Arap dünyasında laik hareketlerden biri de Nasırizm’dir. Mısır’da krallığın 1952’de bir darbe ile yıkılmasından birkaç yıl sonra başa geçen Cemal Abdülnasır Arap ulusçuluğu ve sosyalizm temelinde bir hareket başlattı. Bu hareket Nasırizm olarak anıldı. Bütün Arap dünyasını birleştirmeyi de amaçlayan bu hareket, Arap dünyasında bir hayli etkili oldu.
Arap dünyasındaki bir diğer laik hareket de Irak ve Suriye’de iktidara gelen Baas Hareketi’dir. Baas, Arapçada diriliş demektir. Irak’ta Saddam Hüseyin, Suriye’de ise Hafız Esad, Baas ideolojisini iktidara taşıyan liderler oldu.

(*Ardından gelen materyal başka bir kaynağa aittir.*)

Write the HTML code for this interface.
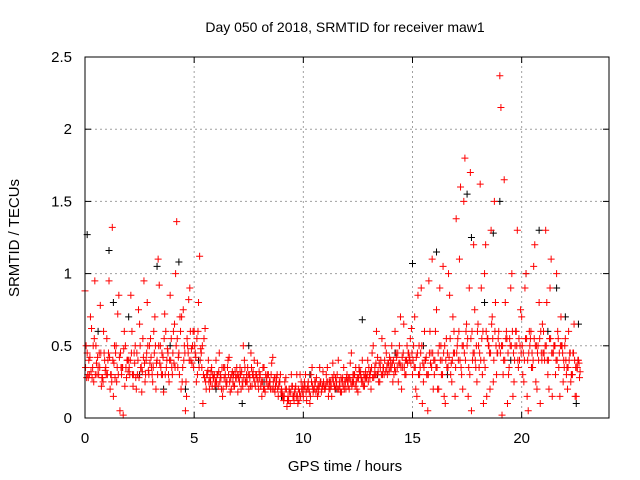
<!DOCTYPE html>
<html><head><meta charset="utf-8"><style>
body{margin:0;background:#fff;}
svg{display:block;font-family:"Liberation Sans",sans-serif;}
</style></head><body>
<svg id="chart" width="640" height="480" viewBox="0 0 640 480">
<rect width="640" height="480" fill="#fff"/>
<text x="345" y="32" font-size="14" text-anchor="middle">Day 050 of 2018, SRMTID for receiver maw1</text>
<text x="345" y="471" font-size="15" text-anchor="middle">GPS time / hours</text>
<text transform="translate(19,238) rotate(-90)" font-size="15" text-anchor="middle">SRMTID / TECUs</text>
<g id="grid"></g>
<g id="axes"></g>
<g id="black-series"></g>
<g id="red-series"></g>
<rect x="85" y="57" width="524" height="361" fill="none" stroke="#000" stroke-width="1"/>
</svg>
<script>
const xTicks=[0,5,10,15,20];
const yTicks=[0,0.5,1,1.5,2,2.5];
const yTickLabels=["0","0.5","1","1.5","2","2.5"];
const sampleStep=0.1;
const redOffsets=[0,0.05,0.025,0.075];
const vRedA=[.88,.45,.3,.62,.25,.5,.35,.78,.28,.4,
.55,.95,.3,.15,.45,.72,.05,.35,.6,.28,
.4,.85,.22,.5,.3,.65,.18,.95,.4,.33,
.55,.25,.7,.4,.92,.3,.18,.6,.45,.85,
.3,.65,1.36,.45,.2,.75,.05,.5,.9,.38,
.6,.25,.8,.48,.1,.62,.3,.2,.35,.28,
.4,.22,.3,.15,.35,.25,.42,.2,.3,.28,
.18,.35,.25,.4,.3,.2,.45,.32,.22,.38,
.28,.15,.35,.25,.3,.2,.42,.18,.3,.25,
.2,.12,.28,.15,.1,.22,.18,.3,.12,.25,
.15,.3,.22,.1,.35,.2,.28,.18,.25,.32,
.2,.35,.25,.15,.3,.22,.4,.18,.28,.25,
.3,.2,.45,.25,.35,.18,.3,.4,.22,.28,
.35,.2,.5,.3,.42,.25,.55,.3,.45,.38,
.4,.25,.6,.35,.5,.2,.65,.3,.45,.55,
.3,.7,.15,.5,.9,.25,.4,.05,.6,1.1,
.3,.75,.2,.5,1.05,.1,.45,.85,.25,.6,
1.38,.4,1.6,.2,1.8,.5,.9,.05,1.2,.35,
.65,1.62,.3,1.0,.15,.5,1.3,.25,.8,.45,
2.37,.02,1.65,.6,.3,.9,.15,.5,1.3,.4,
.7,.25,1.0,.05,.55,.35,1.2,.2,.8,.45,
.6,1.3,.3,.9,.15,.5,1.0,.35,.7,.25,
.55,.2,.45,.3,.65,.15,.4];
const vRedB=[.5,.28,.7,.35,.95,.3,.45,.22,.6,.35,
.4,.2,1.32,.5,.25,.85,.35,.02,.5,.4,
.3,.6,.45,.2,.75,.35,.55,.25,.8,.5,
.35,.6,.2,1.1,.5,.3,.72,.4,.25,.55,
.6,1.0,.35,.7,.25,.5,.15,.82,.4,.6,
.45,.3,1.12,.35,.55,.2,.4,.25,.3,.22,
.3,.45,.2,.35,.25,.4,.18,.32,.22,.35,
.3,.2,.5,.25,.35,.28,.22,.4,.3,.2,
.22,.35,.18,.3,.25,.38,.2,.28,.15,.3,
.15,.25,.08,.2,.3,.15,.22,.1,.3,.18,
.25,.12,.2,.3,.18,.25,.15,.35,.2,.22,
.3,.15,.25,.38,.2,.3,.25,.18,.35,.2,
.22,.38,.25,.3,.2,.35,.28,.22,.32,.4,
.28,.45,.3,.6,.25,.4,.35,.5,.3,.42,
.5,.3,.45,.25,.7,.35,.3,.5,.4,.62,
.5,.2,.85,.35,.1,.6,.3,.95,.45,.2,
.6,.2,.9,.4,.15,.55,1.0,.3,.7,.15,
.5,1.1,.3,1.5,.6,.15,1.7,.4,.75,.25,
.35,.9,.1,1.2,.55,.2,.7,1.5,.3,.6,
2.15,.3,.8,.1,.55,1.0,.25,.6,.35,.75,
.3,.9,.15,.6,.35,1.05,.25,.5,.1,.65,
.4,.8,.2,1.1,.45,.3,.6,.15,.5,.35,
.3,.6,.25,.45,.15,.35,.28];
const vRedC=[.35,.3,.42,.28,.55,.38,.3,.45,.25,.33,
.3,.42,.25,.38,.5,.3,.45,.35,.22,.4,
.35,.45,.3,.28,.4,.5,.32,.38,.45,.3,
.42,.35,.5,.3,.38,.45,.55,.35,.3,.4,
.45,.35,.55,.3,.7,.4,.25,.45,.6,.5,
.5,.55,.35,.45,.3,.25,.33,.28,.22,.3,
.25,.32,.28,.2,.3,.35,.25,.3,.22,.28,
.28,.3,.22,.35,.25,.3,.35,.28,.3,.25,
.3,.25,.2,.28,.22,.3,.25,.22,.2,.25,
.18,.15,.2,.12,.18,.15,.2,.15,.18,.2,
.2,.18,.25,.15,.22,.25,.2,.22,.18,.25,
.22,.25,.2,.28,.22,.25,.2,.28,.22,.25,
.25,.28,.22,.3,.25,.28,.32,.25,.28,.3,
.3,.35,.28,.38,.32,.35,.3,.4,.35,.32,
.35,.4,.32,.45,.38,.42,.35,.4,.45,.38,
.4,.35,.45,.3,.5,.35,.42,.3,.38,.45,
.4,.35,.5,.3,.45,.4,.35,.55,.4,.45,
.45,.6,.35,.5,.4,.55,.3,.6,.45,.5,
.5,.4,.6,.35,.55,.45,.65,.4,.5,.55,
.45,.5,.4,.55,.35,.5,.45,.6,.4,.5,
.5,.4,.55,.45,.6,.4,.5,.45,.55,.4,
.45,.5,.4,.55,.45,.5,.4,.45,.5,.4,
.4,.35,.45,.3,.4,.35,.38];
const vRedD=[.28,.4,.32,.5,.3,.42,.35,.28,.45,.3,
.45,.3,.4,.28,.35,.42,.3,.48,.35,.32,
.4,.3,.38,.45,.28,.35,.42,.3,.5,.38,
.3,.45,.38,.5,.35,.42,.3,.48,.4,.35,
.38,.5,.42,.6,.35,.45,.55,.4,.48,.35,
.42,.6,.4,.5,.28,.3,.25,.32,.28,.25,
.3,.25,.35,.28,.22,.3,.28,.25,.32,.3,
.25,.32,.28,.25,.3,.22,.3,.25,.28,.32,
.25,.2,.3,.22,.25,.2,.28,.25,.22,.18,
.15,.2,.12,.18,.22,.12,.15,.2,.15,.22,
.22,.2,.18,.25,.2,.18,.22,.25,.22,.2,
.25,.2,.22,.25,.28,.2,.22,.25,.2,.28,
.28,.25,.3,.22,.28,.32,.25,.3,.28,.25,
.32,.28,.35,.3,.38,.3,.35,.32,.38,.35,
.38,.35,.42,.38,.35,.45,.4,.38,.42,.45,
.35,.42,.3,.45,.38,.4,.3,.45,.35,.4,
.35,.45,.4,.3,.5,.35,.42,.38,.45,.35,
.55,.4,.5,.45,.65,.35,.55,.45,.4,.6,
.45,.55,.4,.6,.5,.45,.55,.6,.45,.5,
.5,.4,.55,.45,.5,.6,.4,.5,.55,.45,
.45,.55,.4,.5,.45,.55,.5,.4,.6,.45,
.5,.4,.55,.45,.5,.4,.55,.5,.45,.5,
.35,.4,.3,.45,.35,.4,.32];
const tBlack=[0.1,0.6,1.1,1.3,2.0,2.5,3.3,3.9,4.3,4.6,5.2,6.0,6.8,7.5,8.2,9.0,10.3,11.5,12.7,13.4,14.2,15.0,15.5,16.1,16.6,17.5,17.7,18.3,18.7,19.0,19.5,20.2,20.8,21.2,21.6,22.0,22.6,22.5,7.2,3.6];
const vBlack=[1.27,0.6,1.16,0.8,0.7,0.3,1.05,0.5,1.08,0.2,0.4,0.2,0.3,0.5,0.25,0.15,0.3,0.2,0.68,0.3,0.45,1.07,0.5,1.15,0.3,1.55,1.25,0.8,1.28,1.5,0.4,1.0,1.3,0.6,0.9,0.7,0.65,0.1,0.1,0.2];

const NS="http://www.w3.org/2000/svg";
const X0=85,X1=609,Y0=418,Y1=57,XMAX=24,YMAX=2.5;
function xs(t){return X0+(t/XMAX)*(X1-X0);}
function ys(v){return Y0-(v/YMAX)*(Y0-Y1);}
function mk(tag,attrs,parent){const e=document.createElementNS(NS,tag);for(const k in attrs)e.setAttribute(k,attrs[k]);parent.appendChild(e);return e;}
const grid=document.getElementById('grid'),axes=document.getElementById('axes');
xTicks.forEach((t,i)=>{
  const x=xs(t);
  if(t>0){const g=mk('line',{x1:x,y1:Y0,x2:x,y2:Y1,stroke:'#a0a0a0','stroke-dasharray':'2,3'},grid);
  
  }
  mk('line',{x1:x,y1:Y0,x2:x,y2:Y0-6,stroke:'#000'},axes);
  mk('line',{x1:x,y1:Y1,x2:x,y2:Y1+6,stroke:'#000'},axes);
  const l=mk('text',{x:x,y:443,'font-size':15,'text-anchor':'middle'},axes);
  l.textContent=String(t);
  
  
});
yTicks.forEach((v,i)=>{
  const y=ys(v);
  if(v>0&&v<YMAX){const g=mk('line',{x1:X0,y1:y,x2:X1,y2:y,stroke:'#a0a0a0','stroke-dasharray':'2,3'},grid);
  
  }
  mk('line',{x1:X0,y1:y,x2:X0+6,y2:y,stroke:'#000'},axes);
  mk('line',{x1:X1,y1:y,x2:X1-6,y2:y,stroke:'#000'},axes);
  const l=mk('text',{x:72,y:y+5,'font-size':15,'text-anchor':'end'},axes);
  l.textContent=yTickLabels[i];
  
  
});
function cross(t,v,color,parent,name){
  const x=xs(t),y=ys(v);
  const p=mk('path',{d:`M${x-3.5},${y}H${x+3.5}M${x},${y-3.5}V${y+3.5}`,stroke:color,'stroke-width':1,fill:'none'},parent);
  
  
}
const bg=document.getElementById('black-series'),rg=document.getElementById('red-series');
tBlack.forEach((t,i)=>cross(t,vBlack[i],'#000',bg,'black-point'));
[vRedA,vRedB,vRedC,vRedD].forEach((arr,k)=>{
  arr.forEach((v,i)=>cross(i*sampleStep+redOffsets[k],v,'#ff0000',rg,'red-point'));
});
</script>
</body></html>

Baas ideolojisi de sol mahiyette laik Arap ulusçuluğuna dayanmaktaydı.
Arap dünyasında Baas ve Nasırizm dışındaki diğer laik ve sol mahiyetteki siyasi hareketler zaman zaman etkili oldu. Özellikle Filistinli politik gruplar arasında çeşitli sol fraksiyonlar bu bağlamda dikkat çekti. Ayrıca Sudan’da Mahmut Muhammed Taha’nın düşünceleri doğrultusunda şekillenen İslamî sol hareketi de bu kapsamda değerlendirmek mümkündür.
Cezayir’de İslamî Selamet Cephesi adlı grubun başını çektiği dinci akımlara karşı gösterilen laik direniş de zikre değer çok önemli sosyal ve politik bir harekettir. Bu hareket dinci kalkışmaya karşı yıllarca silahlı mücadele vererek sonunda onu mağlup eden son derece etkili bir hareket olarak halen Cezayir’deki politik düzeni kontrol altında tutmaktadır.
Arap dünyasındaki laik hareketlerin güçlenmesi İslam yoluyla Arap olmayan halklar arasında yayılmak istenen Arapçılık faaliyetlerini de engelleyecek bir politik yönelim olacaktır. Ne var ki laik hareketlerin özellikle son dönemde güç kaybettiği gözlemleniyor.
Ülkemizdeki dinci, gerici yapılara ve ümmetçi hareketlere verilen desteğin Arap dünyasındaki kaynakları dikkate alınarak kotarılmak istenen topyekûn bir Arap karşıtlığı isabetli ve akılcı bir tavır değildir. Türkiye’deki laik kesim ve Türk uluslaşmasından yana olan herkes Arap dünyasındaki laik ve sol hareketlerle işbirliği yollarını aramalı, Türk – Arap dostluğu dinci / İslamcı bir zeminde değil laiklik, aydınlanma, çağdaşlık düşüncesi ve halkların kardeşliği ideali etrafında şekillenmelidir.
Yazımızı sonlandırırken özellikle belirtmek isterim ki, genellikle Adana, Mersin, Hatay, Şanlıurfa, Mardin gibi illerimizde yaşayan milyonlarca Arap yurttaşımızın büyük çoğunluğunun laiklik başta olmak üzere Atatürk devrimlerine bağlı olduklarını ve kendilerini Türk ulusunun ayrılmaz bir parçası saydıklarını büyük bir sevinçle gözlemliyorum. Hem onları hem de Arap dünyasındaki bütün aydınlanmacı ve laik hareketleri selamlamayı halkların kardeşliği idealine bağlı bir Türk yurttaşı olarak görev biliyorum.
Gerici, ümmetçi, dinci sapkınlığa karşı yaşasın Türk ve Arap uluslarının kardeşliği!